Consider this: every vote cast, every token transfer, every interaction on Socios is a piece of behavioural data. The football club owns that data, not the fan. The token is the hook; the real value is the ability to sell fan profiles to sponsors, broadcasters, and betting companies. I have seen this in the NFT space with digital art collectibles—the narrative of ownership is a mirage; the real profit is in metadata licensing. Fan tokens are the same: the fan pays for the illusion of influence while paying with their attention and their private data. Identity is a protocol; soul is the private key, and in this system, the fan surrenders both for a PNG of a goal celebration vote.

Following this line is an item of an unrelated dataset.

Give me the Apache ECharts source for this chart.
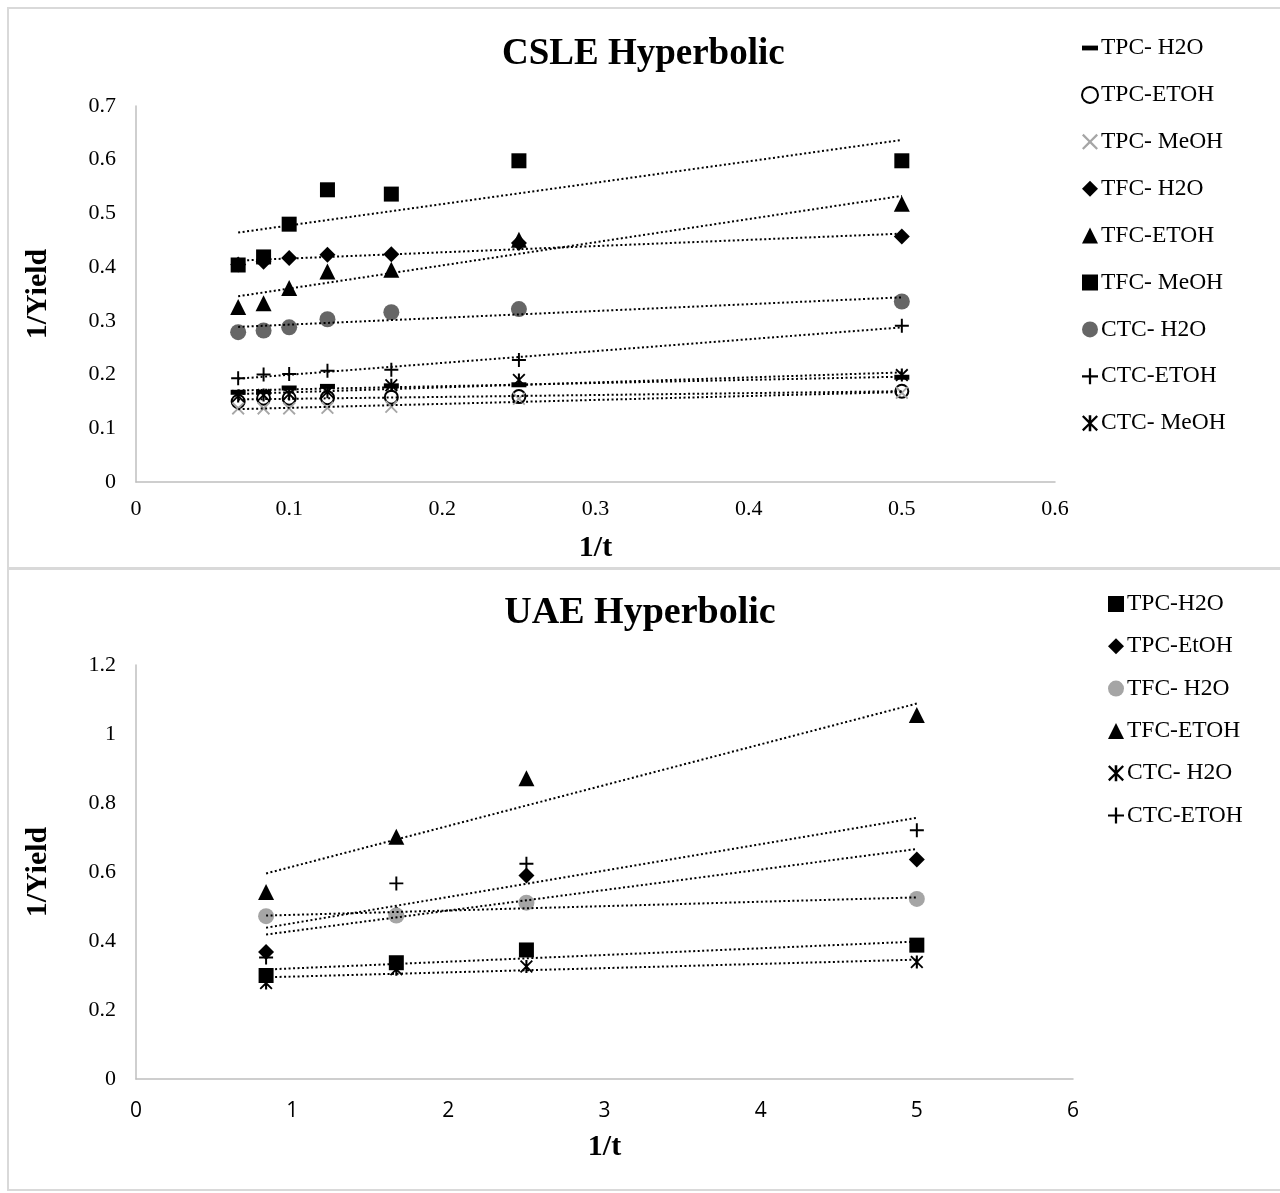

When the pool empties—when regulatory scrutiny shuts down the secondary market—only the intent remains: a database of loyal football consumers ready to be milked through traditional channels.

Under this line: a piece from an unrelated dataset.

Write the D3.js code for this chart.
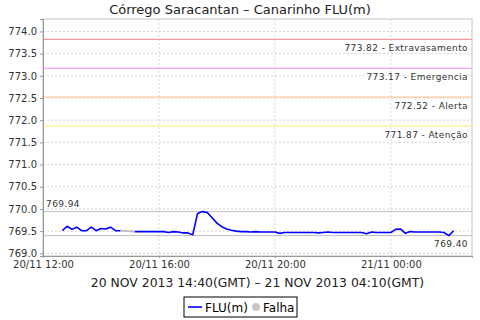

This is not a conspiracy theory. Look at the recent moves by the English Premier League to regulate crypto sponsorships internally. The League is not banning these deals; it is demanding stricter data-sharing terms. They know the token is just a delivery mechanism for fan profiling. The token itself is a legal liability; the data is the asset. My contrarian bet is that the next phase will see clubs issuing “fan credentials” on-chain—non-transferable tokens that prove attendance or loyalty without a secondary market. Soulbound tokens have been a concept for three years because no one wants their credit record permanently on-chain. But for selective, curated data—like “I attended 10 home games this season”—it could work. The narrative will shift from “fan token goes to the moon” to “fan token proves you were there.” The moon shot becomes a museum.
Takeaway
The crypto-football marriage is not a love story; it is a corporate acquisition disguised as a grass-roots movement. The architecture tells the truth—concentrated supply, low participation, price driven by match results, regulatory dissonance. For the retail fan who bought a token hoping to feel closer to Lionel Messi, the takeaway is bitter: you were not the customer. You were the product. The real question is not whether this integration will survive, but whether the next narrative will offer a cleaner, fairer form of engagement—or just a more sophisticated data trap. The audit of a fan token is not a check; it is a confession. And the confession is that we have built a system where the fan’s identity is the protocol, and the private key belongs to the team.